Soviel Symbolhaftigkeit musste sein: Am 11.11.2014 um 11 Uhr startete der erste von drei Abschiedsflügen der allerletzten McDonnell Douglas MD-11 im Passagierdienst, und die Tickets kosteten genau 111 Euro. Der Andrang war riesig, alle 592 von KLM angebotenen Plätze waren im September innerhalb von nur vier Minuten ausverkauft; der Ansturm hatte die KLM-Internetserver an den Rand des Zusammenbruchs gebracht. Aus aller Welt reisten Luftfahrtenthusiasten nach Amsterdam, um das letzte Mal an Bord eines dieser klassischen Verkehrsflugzeuge abzuheben. Der Tag markierte das Ende gleich mehrerer Epochen im Flugzeugbau, so der einmaligen Beziehung zwischen der traditionsreichen königlich-niederländischen Fluggesellschaft und dem schon lange im Boeing-Konzern aufgegangenen Hersteller McDonnell Douglas.

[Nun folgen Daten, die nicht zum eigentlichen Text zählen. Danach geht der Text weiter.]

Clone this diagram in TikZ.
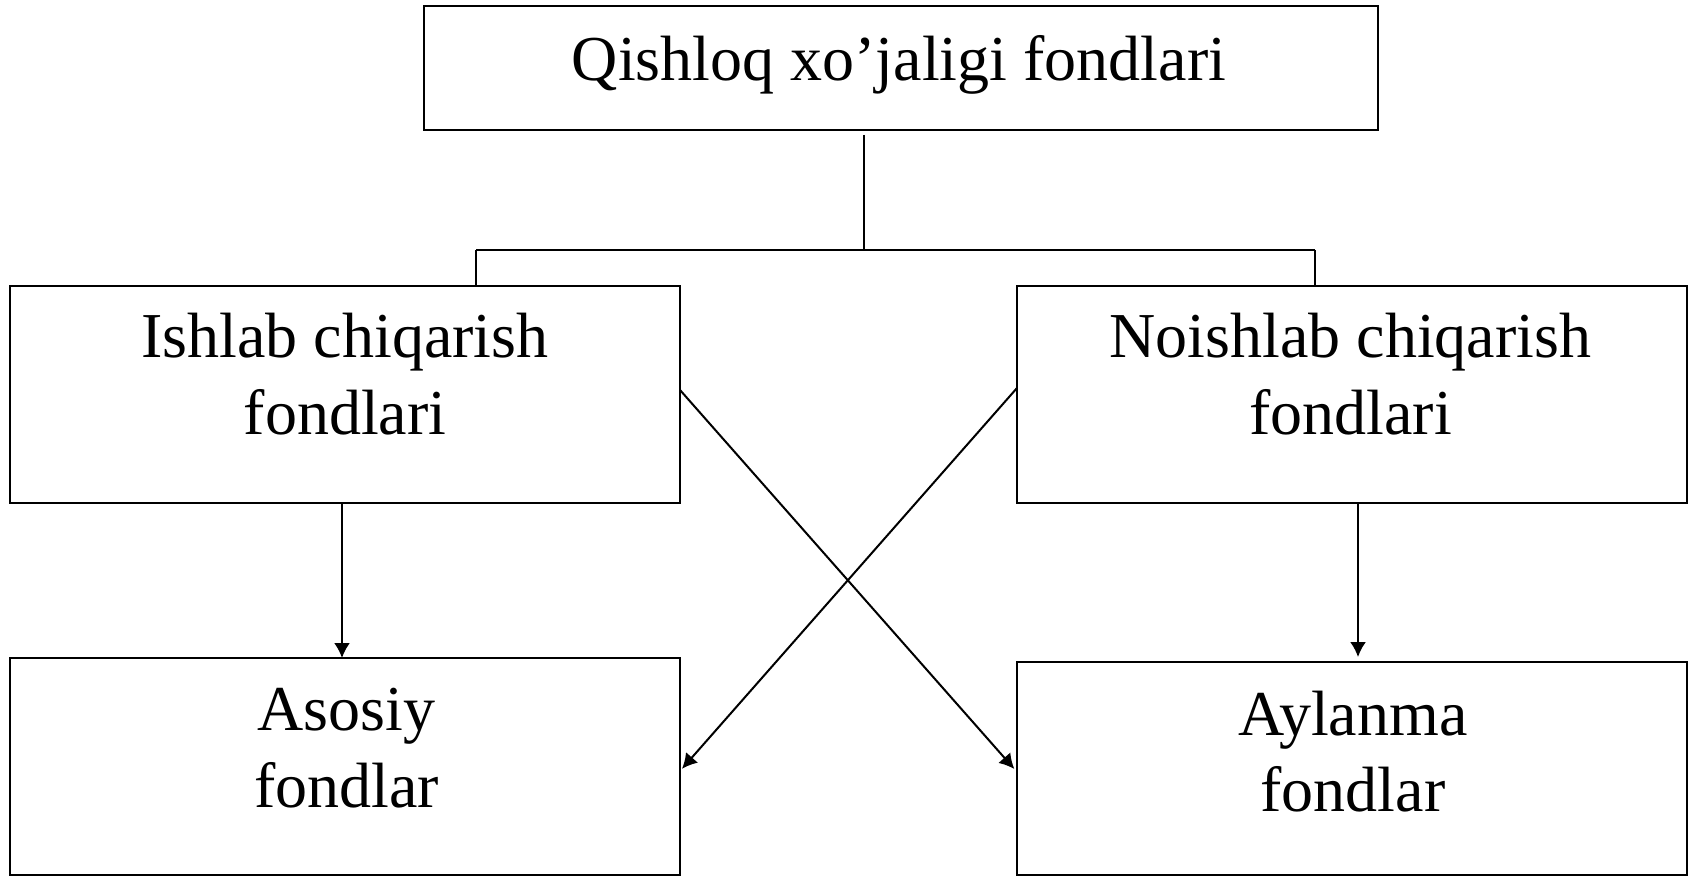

KLM ist die einzige Airline der Welt, die seit 1934 jeden einzelnen auf den Markt gebrachten Typ des kalifornischen Flugzeugbauers betrieben hat: zunächst die DC-2, von der es in den Niederlanden noch ein flugfähiges Exemplar gibt. Dann die DC-3, die auch an diesem Novembertag als KLM-Traditionsflugzeug auf dem Vorfeld neben einer weiteren MD-11 ausgestellt war. Anschließend die DC-4 und sogar die weithin vergessene DC-5, von der nur zwölf gebaut wurden. Und natürlich die viermotorigen Langstreckenklassiker DC-6 und DC-7 sowie als ersten Interkontinentaljet die DC-8. Die zweistrahlige DC-9 war lange das Rückgrat der KLM-Europaflotte; die DC-10 und später die MD-11 waren auf Langstrecken unterwegs.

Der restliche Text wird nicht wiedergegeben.